頭取の仕掛けが失敗した初のケース
ところが、思惑はもろくも崩れた。シティと日興の提携契約は厳しく、シティの了解なしで他社との提携が出来ないなど、事実上の優先交渉権が設けられていた。上場廃止を恐れていた日興がシティに駆け込んだからだ。
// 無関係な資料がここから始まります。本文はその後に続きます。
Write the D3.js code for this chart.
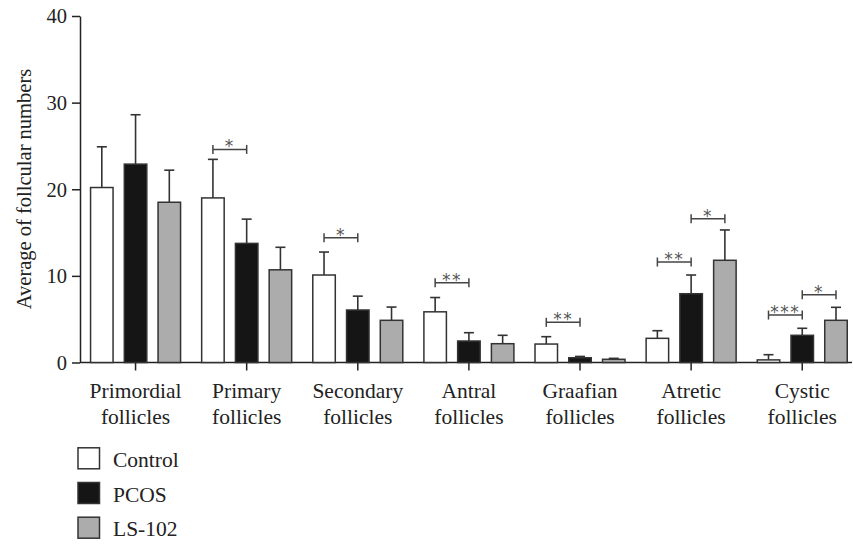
<!DOCTYPE html>
<html>
<head>
<meta charset="utf-8">
<script src="https://cdn.jsdelivr.net/npm/d3@7"></script>
<style>
  html, body { margin: 0; padding: 0; background: #fff; }
  svg { display: block; }
  svg text { font-family: 'Liberation Serif', 'Times New Roman', serif; }
  svg text.star { font-family: 'DejaVu Sans', sans-serif; }
</style>
</head>
<body>
<svg id="chart" width="853" height="546"></svg>
<script>
// ---- data ----
const categories = [["Primordial", "follicles"], ["Primary", "follicles"], ["Secondary", "follicles"],
  ["Antral", "follicles"], ["Graafian", "follicles"], ["Atretic", "follicles"], ["Cystic", "follicles"]];
const groups = ["Control", "PCOS", "LS-102"];
const controlMean = [20.2, 19.0, 10.1, 5.85, 2.13, 2.79, 0.3];
const controlErr  = [4.7, 4.45, 2.65, 1.65, 0.85, 0.88, 0.6];
const pcosMean    = [22.9, 13.75, 6.06, 2.48, 0.55, 7.94, 3.14];
const pcosErr     = [5.7, 2.8, 1.6, 0.96, 0.15, 2.16, 0.81];
const ls102Mean   = [18.5, 10.7, 4.87, 2.17, 0.37, 11.8, 4.87];
const ls102Err    = [3.7, 2.6, 1.53, 0.97, 0.11, 3.5, 1.5];
const yTicks = [0, 10, 20, 30, 40];
// significance brackets: category index, from group, to group, bracket height, label
const sigCat   = [1, 2, 3, 4, 5, 5, 6, 6];
const sigFrom  = [0, 0, 0, 0, 0, 1, 0, 1];
const sigTo    = [1, 1, 1, 1, 1, 2, 1, 2];
const sigY     = [24.6, 14.4, 9.2, 4.64, 11.6, 16.6, 5.48, 7.82];
const sigLabel = ["*", "*", "**", "**", "**", "*", "***", "*"];

const means = [controlMean, pcosMean, ls102Mean];
const errs = [controlErr, pcosErr, ls102Err];
const fills = ["#ffffff", "#151515", "#acacac"];

// ---- layout ----
const svg = d3.select("#chart");
const x0 = 80, x1 = 857.8, yBottom = 362.5, yTop = 16;
const x = d3.scaleBand().domain(d3.range(categories.length)).range([x0, x1]).padding(0);
const xs = d3.scaleBand().domain(d3.range(groups.length)).range([0, 90]).paddingInner(0.3333).paddingOuter(0);
const y = d3.scaleLinear().domain([0, 40]).range([yBottom, yTop]);

const bandC = i => x(i) + x.bandwidth() / 2;
const barX = (i, g) => bandC(i) - 45 + xs(g);
const barC = (i, g) => barX(i, g) + xs.bandwidth() / 2;
const SERIF = "'Liberation Serif', 'Times New Roman', serif";

// y axis
const yAxis = d3.axisLeft(y).tickValues(yTicks).tickSize(8).tickPadding(5).tickSizeOuter(0);
const ya = svg.append("g").attr("transform", `translate(${x0},0)`).call(yAxis)
  .attr("font-family", SERIF);
ya.select(".domain").attr("stroke", "#222").attr("stroke-width", 1.5);
ya.selectAll(".tick line").attr("stroke", "#222").attr("stroke-width", 1.5);
ya.selectAll(".tick text").attr("font-size", 20.5).attr("fill", "#222").attr("dy", "0.33em")
  .style("font-family", SERIF);

// x axis
const xa = svg.append("g").attr("transform", `translate(0,${yBottom})`)
  .call(d3.axisBottom(x).tickSize(8).tickSizeOuter(0).tickFormat(""));
xa.select(".domain").attr("stroke", "#222").attr("stroke-width", 1.5).attr("d", `M${x0},0H852`);
xa.selectAll(".tick line").attr("stroke", "#222").attr("stroke-width", 1.5);

// category labels
categories.forEach((c, i) => {
  const t = svg.append("text").attr("x", bandC(i)).attr("text-anchor", "middle")
    .attr("font-size", 21.5).attr("fill", "#222").style("font-family", SERIF);
  t.append("tspan").attr("x", bandC(i)).attr("y", 398).text(c[0]);
  t.append("tspan").attr("x", bandC(i)).attr("y", 424).text(c[1]);
});

// y title
svg.append("text").attr("transform", "translate(31,189) rotate(-90)")
  .attr("text-anchor", "middle").attr("font-size", 20.5).attr("fill", "#222")
  .style("font-family", SERIF)
  .text("Average of follcular numbers");

// bars + error bars
groups.forEach((gname, g) => {
  const gg = svg.append("g");
  means[g].forEach((m, i) => {
    const cx = barC(i, g);
    gg.append("line").attr("x1", cx).attr("x2", cx).attr("y1", y(m)).attr("y2", y(m + errs[g][i]))
      .attr("stroke", "#333").attr("stroke-width", 1.6);
    gg.append("line").attr("x1", cx - 5).attr("x2", cx + 5).attr("y1", y(m + errs[g][i])).attr("y2", y(m + errs[g][i]))
      .attr("stroke", "#333").attr("stroke-width", 1.6);
    gg.append("rect").attr("x", barX(i, g)).attr("width", xs.bandwidth())
      .attr("y", y(m)).attr("height", yBottom - y(m))
      .attr("fill", fills[g]).attr("stroke", "#333").attr("stroke-width", 1.5);
  });
});

// significance brackets
sigCat.forEach((c, k) => {
  const xa_ = barC(c, sigFrom[k]), xb = barC(c, sigTo[k]), yy = y(sigY[k]);
  const b = svg.append("g").attr("stroke", "#444").attr("stroke-width", 1.5);
  b.append("line").attr("x1", xa_).attr("x2", xb).attr("y1", yy).attr("y2", yy);
  b.append("line").attr("x1", xa_).attr("x2", xa_).attr("y1", yy - 4.5).attr("y2", yy + 4.5);
  b.append("line").attr("x1", xb).attr("x2", xb).attr("y1", yy - 4.5).attr("y2", yy + 4.5);
  svg.append("text").attr("class", "star").attr("x", (xa_ + xb) / 2).attr("y", yy + 3).attr("text-anchor", "middle")
    .attr("font-size", 17).attr("fill", "#555")
    .attr("letter-spacing", 1.5).text(sigLabel[k]);
});

// legend
groups.forEach((gname, g) => {
  const ly = 447.8 + g * 34.7;
  svg.append("rect").attr("x", 78).attr("y", ly).attr("width", 21.5).attr("height", 21)
    .attr("fill", fills[g]).attr("stroke", "#333").attr("stroke-width", 1.5);
  svg.append("text").attr("x", 113).attr("y", ly + 19).attr("font-size", 21.5).attr("fill", "#222")
    .style("font-family", SERIF).text(gname);
});
</script>
</body>
</html>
みずほの出資比率引き上げは、上場が維持されることを前提としており、東証の判断が出る3月半ばまで対応を見守る構えだった。しかし、シティは3月6日、上場廃止の場合も織り込んだうえで株式公開買い付け(TOB)の意向と価格を表明。その素早い動きに対し、みずほCBの持ち株会社であるみずほフィナンシャルグループからは「勝てない勝負をする意味はない」との声が早々と漏れた。みずほCB内でも「シティと敵対することはできない」との声が強まり、斎藤頭取の狙いはとん挫。「頭取の仕掛けが失敗した初のケース」(みずほ幹部)とささやかれる。
もともと、斎藤頭取の剛腕ぶりに批判的だった他の金融関係者からは「誰が鞍馬天狗なのか。自分で言わせているんじゃないか」(大手証券)との声も聞こえる。「財界の鞍馬天狗」と呼ばれた故中山素平・旧興銀会長に並ぶには、まだ時間がかかりそうだ。